Love may be innate, a universal force in principle but we still must learn about it. We must nurture and grow it, and grow with it. Hatred and violence are much easier for us to express.

Chris Hedges wrote about the struggle between these two forces, between good versus evil, to put it another way:

 

“The good draws to it the good, and this good is incomparable. It is part of the eternal battle against evil, and it has the power to transform the world. It is not the human that is impotent in the struggle against evil, but the power of evil that is impotent in the struggle against humankind. The powerlessness of kindness, of senseless kindness is the secret of its immortality. It can never be conquered. The more stupid the more senseless and helpless it may seem the vaster it is. Evil is impotent before it. The profits, religious leaders, reformers, social and political leaders are impotent before it. This dumb blind love is humankind's meaning. Human history is not about the battle of good struggling to overcome evil. It is a battle fraught by a great evil struggling to crush a small kernel of human kindness and if what is human in human beings has not been destroyed even now then evil will never conquer.” (From his keynote speech given at 2020 Allard Prize ceremony, Nov. 3/20.)

 

On these flat, terrestrial plains, where so much ‘otherness’ confronts us constantly, and where our territorial imperatives, clan laws and tribal customs guide us in our dealings with the world, how will we respond? With love? Or with fear and hatred?

IIRC, in the post-script to his fantasy novel, Two Years Eight Months and Twenty-Eight Nights, Salman Rushdie’s narrator, a speaker from the distant future, tells the reader how his world came about in the aftermath of the conflict, in our time, between the spirit realm of the “gennies” (of Arabian myth) and the human.
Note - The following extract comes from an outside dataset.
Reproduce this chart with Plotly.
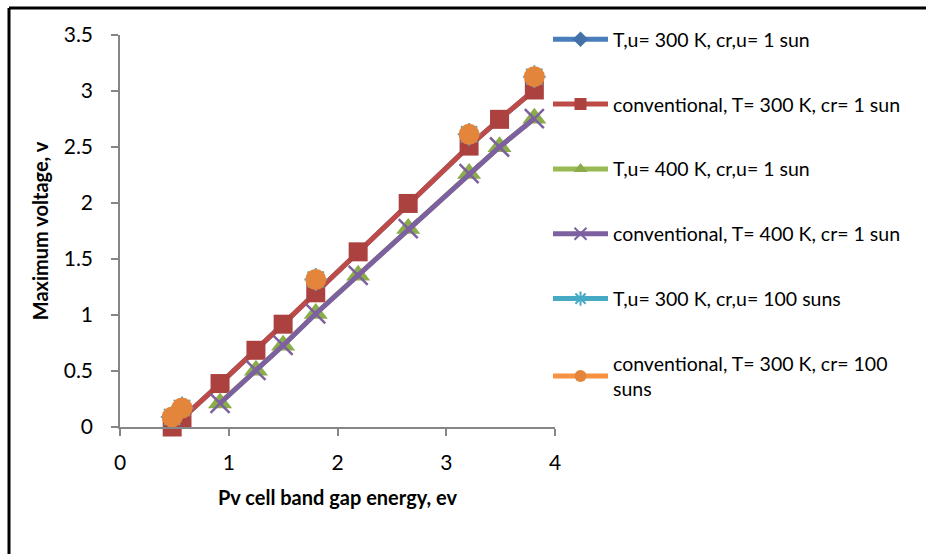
import plotly.graph_objects as go

# ---- data ----
band_gap = [0.48, 0.57, 0.92, 1.25, 1.5, 1.8, 2.19, 2.65, 3.21, 3.49, 3.81]

vmax_tu300_1sun = [0.0, 0.075, 0.388, 0.685, 0.918, 1.198, 1.564, 1.996, 2.508, 2.747, 3.009]
vmax_conv300_1sun = [0.0, 0.075, 0.388, 0.685, 0.918, 1.198, 1.564, 1.996, 2.508, 2.747, 3.009]
vmax_tu400_1sun = [None, None, 0.215, 0.507, 0.73, 1.013, 1.356, 1.773, 2.264, 2.502, 2.756]
vmax_conv400_1sun = [None, None, 0.212, 0.505, 0.728, 1.011, 1.354, 1.771, 2.262, 2.5, 2.754]
vmax_tu300_100suns = [0.09, 0.17, None, None, None, 1.317, None, None, 2.613, None, 3.128]
vmax_conv300_100suns = [0.09, 0.17, None, None, None, 1.317, None, None, 2.613, None, 3.128]

series_names = [
    "T,u= 300 K, cr,u= 1 sun",
    "conventional, T= 300 K, cr= 1 sun",
    "T,u= 400 K, cr,u= 1 sun",
    "conventional, T= 400 K, cr= 1 sun",
    "T,u= 300 K, cr,u= 100 suns",
    "conventional, T= 300 K, cr= 100<br>suns",
]

x_tickvals = [0, 1, 2, 3, 4]
x_ticktext = ["0", "1", "2", "3", "4"]
y_tickvals = [0, 0.5, 1, 1.5, 2, 2.5, 3, 3.5]
y_ticktext = ["0", "0.5", "1", "1.5", "2", "2.5", "3", "3.5"]

FONT = "Lato, 'Open Sans', sans-serif"

styles = [
    dict(line=dict(color="#4A7EBB", width=5), marker=dict(symbol="diamond", size=14, color="#4472A8")),
    dict(line=dict(color="#BE4B48", width=5), marker=dict(symbol="square", size=19, color="#AC423F")),
    dict(line=dict(color="#98B954", width=5), marker=dict(symbol="triangle-up", size=21, color="#8BAD49")),
    dict(line=dict(color="#7D60A0", width=5),
         marker=dict(symbol="x-thin-open", size=19, color="#7D60A0", line=dict(width=2.5, color="#7D60A0"))),
    dict(line=dict(color="#46AAC5", width=5),
         marker=dict(symbol="asterisk-open", size=19, color="#46AAC5", line=dict(width=2, color="#46AAC5"))),
    dict(line=dict(color="#F69240", width=5), marker=dict(symbol="circle", size=21, color="#E4853C")),
]

all_series = [vmax_tu300_1sun, vmax_conv300_1sun, vmax_tu400_1sun,
              vmax_conv400_1sun, vmax_tu300_100suns, vmax_conv300_100suns]

fig = go.Figure()
for i, (name, ys, st) in enumerate(zip(series_names, all_series, styles)):
    fig.add_trace(go.Scatter(
        x=band_gap, y=ys, name=name, mode="lines+markers",
        line=st["line"], marker=st["marker"], connectgaps=False,
        legendgroup=f"g{i}", cliponaxis=False,
    ))

W, H = 926, 554
L, R, T, B = 120, 371, 35, 127
pw, ph = W - L - R, H - T - B

def px(xp):
    return (xp - L) / pw

def py(yp):
    return (H - B - yp) / ph

fig.update_layout(
    width=W, height=H,
    margin=dict(l=L, r=R, t=T, b=B, pad=0),
    paper_bgcolor="white", plot_bgcolor="white",
    font=dict(family=FONT, color="black"),
    showlegend=True,
    legend=dict(
        x=px(548), y=py(20), xanchor="left", yanchor="top",
        font=dict(size=19.5, family=FONT, color="black"),
        tracegroupgap=36.5, itemwidth=55, itemsizing="constant",
        bgcolor="rgba(0,0,0,0)", maxheight=540,
    ),
    xaxis=dict(
        range=[0, 4], tickvals=x_tickvals, ticktext=x_ticktext,
        showgrid=False, zeroline=False, showline=True, linecolor="#868686", linewidth=1.5,
        ticks="outside", ticklen=7, tickcolor="#868686", tickwidth=1.5,
        tickfont=dict(size=21, family=FONT), ticklabelstandoff=9,
        title=dict(text="<b>Pv cell band gap energy, ev</b>", font=dict(size=20, family=FONT), standoff=18),
    ),
    yaxis=dict(
        range=[0, 3.5], tickvals=y_tickvals, ticktext=y_ticktext,
        showgrid=False, zeroline=False, showline=True, linecolor="#868686", linewidth=1.5,
        ticks="outside", ticklen=7, tickcolor="#868686", tickwidth=1.5,
        tickfont=dict(size=21, family=FONT), ticklabelstandoff=14,
        title=dict(text="<b>Maximum voltage, v</b>", font=dict(size=20, family=FONT), standoff=10),
    ),
    shapes=[
        dict(type="line", xref="paper", yref="paper", x0=px(9), x1=px(9), y0=py(8), y1=py(600),
             line=dict(color="black", width=3)),
        dict(type="line", xref="paper", yref="paper", x0=px(9), x1=px(1000), y0=py(8), y1=py(8),
             line=dict(color="black", width=3)),
    ],
)

fig.write_html("out.html", config={"displayModeBar": False})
In the cataclysm that resulted, humanity was nearly destroyed. But, thanks to “Dunni”, the powerful jinni princess who came to love humanity, the door between the spirit world and our own was sealed forever. This meant there would be no more ‘magic’, no more “genies” in bottles granting wishes, but it also meant there would be no more eruptions of impossible to resolve conflicts between the spirit world and our own. In a sense, the earth would be a place where the divine was no longer present.

And here, I thought of the concept of “immanence”**, which states that the divine is imbued in everything throughout the material world, and that, in Rushdie’s novel, the divine is now gone from the world by Dunni’s closing the gate to the jinni realm. The jinni’s magical realm—call it the divine—will no longer manifest in the human world. Instead, it will be transcendent, existing beyond the reach of humanity. (The Christian concept of God in heaven separate from the world is an example of a transcendent divinity. Christ on earth is an example of an immanent one.) His narrator goes on to say that humanity survived by learning to live rationally, logically, through science and to renounce their unconscious dreams and irrational desires. He says that the humanity of his time lives in peace and prosperity, and in harmony with the world, but they lost something in the process: they no longer dreamed when they slept. That was the price they paid. Dreams were a vestige of the magical, the immanent, and were thus potentially dangerous and destabilizing to their calm and orderly world. Still, the speaker ends his narration wondering, wistfully, what it would be like to dream.

 

I’m not sure how all this fits with my driving to the gym through the flat farmlands of Southwest Ontario, but it has something to do with the imagination and how these wide, open spaces allow it to flourish and suggest future possibilities, and even magical encounters. And maybe these spaces encourage us, whether we like it or not, to greet others, whom we are bound to meet in our journeys across the land, less with fear and hatred, and more with love and compassion.

Something like that, anyway. It’s a pleasant dream.

 

Cheers, Jake.


 

 

* Interestingly enough, studies have suggested humans are particularly skilful at adult-to-adult killing and violence.

* Immanent—adj. Existing or operating within: inherent.

                     (of God) Permanently pervading and sustaining the universe. Often contrasted with Transcendent (O.E.D.)